An dieser Stelle auch der aufrichtige Dank aus diesem Haus an alle, die während des verabscheuungswürdigen Mordanschlags in der Schule Schlimmeres verhindert haben – an die Sicherheitskräfte, deren rasches Einschreiten vor Ort den Täter in die Defensive und zu seiner höchstpersönlichen letzten Konsequenz gedrängt hat; an die Rettungskräfte und die Notfallmediziner, die Leben retten und schwereres Leid lindern konnten; und Dank an die vielen, vielen großartigen Mitmenschen, die im Rahmen der Trauerarbeit mit Hinterbliebenen Trost und Beistand spenden. Es ist die Tätigkeit großer Herzen. (Der Redner ringt um Fassung.) Auch die Mitschülerinnen und Mitschüler sind mit ihren Lehrerinnen und Lehrern gefordert, ihre Schule vom Tatort eines bestialischen Massakers wieder in einen Ort der Sicherheit, der Unbeschwertheit und der Zukunft zu verwandeln – eine große Aufgabe, die bereits jetzt mit hoher Einfühlsamkeit begonnen wurde.

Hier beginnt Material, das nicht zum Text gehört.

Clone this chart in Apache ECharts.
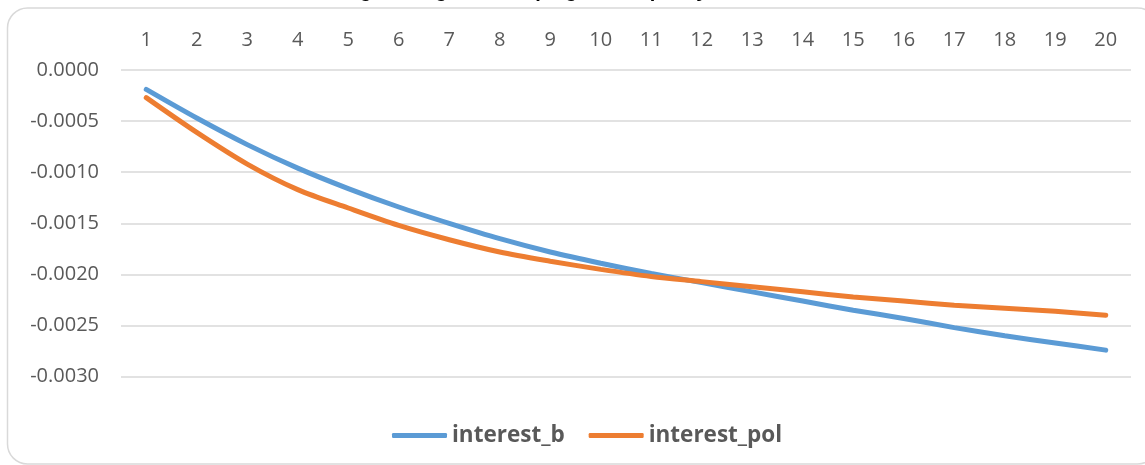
<!DOCTYPE html>
<html>
<head>
<meta charset="utf-8">
<style>html,body{margin:0;padding:0;background:#fff;}#c{width:1145px;height:465px;}</style>
<script src="https://cdn.jsdelivr.net/npm/echarts@6/dist/echarts.min.js"></script>
</head>
<body>
<div id="c"></div>
<script>
const titleText = 'Long leading and damping of rate policy';
const categories = ['1','2','3','4','5','6','7','8','9','10','11','12','13','14','15','16','17','18','19','20'];
const interestB = [-0.00019,-0.00047,-0.00073,-0.00096,-0.00116,-0.00134,-0.00150,-0.00165,-0.00178,-0.00189,-0.00199,-0.00208,-0.00217,-0.00226,-0.00235,-0.00243,-0.00252,-0.00260,-0.00267,-0.00274];
const interestPol = [-0.00027,-0.00061,-0.00092,-0.00117,-0.00135,-0.00152,-0.00166,-0.00178,-0.00187,-0.00195,-0.00202,-0.00207,-0.00212,-0.00217,-0.00222,-0.00226,-0.00230,-0.00233,-0.00236,-0.00240];
const seriesNames = ['interest_b','interest_pol'];
const colors = ['#5B9BD5','#ED7D31'];

const chart = echarts.init(document.getElementById('c'));
const font = 'Open Sans';
chart.setOption({
  animation: false,
  title: {
    text: titleText, left: 318, top: -24,
    textStyle: {fontFamily: 'Liberation Sans', fontSize: 20, fontWeight: 'bold', color: '#000'}
  },
  graphic: [{
    type: 'rect', z: -1,
    shape: {x: 7.5, y: 8, width: 1150, height: 456, r: 20},
    style: {fill: '#fff', stroke: '#d9d9d9', lineWidth: 1.5}
  }],
  grid: {left: 121, right: 14, top: 70, bottom: 88.3},
  legend: {
    data: seriesNames, top: 419, left: 387,
    icon: 'roundRect', itemWidth: 55, itemHeight: 5, itemGap: 24,
    textStyle: {fontFamily: font, fontSize: 22.5, fontWeight: 'bold', color: '#595959'}
  },
  xAxis: {
    type: 'category', position: 'top', data: categories, boundaryGap: true,
    axisLine: {show: false}, axisTick: {show: false},
    axisLabel: {margin: 20, fontFamily: font, fontSize: 20, color: '#595959'}
  },
  yAxis: {
    type: 'value', min: -0.003, max: 0, interval: 0.0005,
    axisLine: {show: false}, axisTick: {show: false},
    splitLine: {lineStyle: {color: '#d9d9d9', width: 1.5}},
    axisLabel: {margin: 22, fontFamily: font, fontSize: 20, color: '#595959',
      formatter: v => v.toFixed(4)}
  },
  series: [
    {name: seriesNames[0], type: 'line', data: interestB, smooth: 0.3, showSymbol: false,
      color: colors[0], lineStyle: {width: 5, cap: 'round', color: colors[0]}},
    {name: seriesNames[1], type: 'line', data: interestPol, smooth: 0.3, showSymbol: false,
      color: colors[1], lineStyle: {width: 5, cap: 'round', color: colors[1]}}
  ]
});
</script>
</body>
</html>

Nun zu uns selbst hier im Hohen Haus: Wir, Politiker und Politikerinnen in diesem Land, haben nach dieser Tragödie eine Aufgabe, wenn man so sagen will, ein Vermächtnis von den Opfern dieser Wahnsinnstat. Wir hören aus dem Land die Stimmen der Familien, der Jugend, der Elternvertreter, vieler, vieler Menschen, die zu Recht ganz klare Forderungen an die Politik stellen und Erwartungen haben. Es geht um Maßnahmen, wie Österreich in Zukunft vor derartigem Unglück verschont werden kann. Dieser Verantwortung müssen und werden wir gerecht werden.
Ich darf Sie jetzt ersuchen, in einer Minute des stillen Gedenkens neben Ihrem Mitgefühl und Ihrer Anteilnahme für die Opfer und deren Hinterbliebenen für sich persönlich das Versprechen zu geben, diese Verantwortung zu übernehmen. (Die Anwesenden verharren einige Zeit in stiller Trauer.) – Ich danke für die Kundgebung. (Die Anwesenden nehmen ihre Sitzplätze wieder ein.)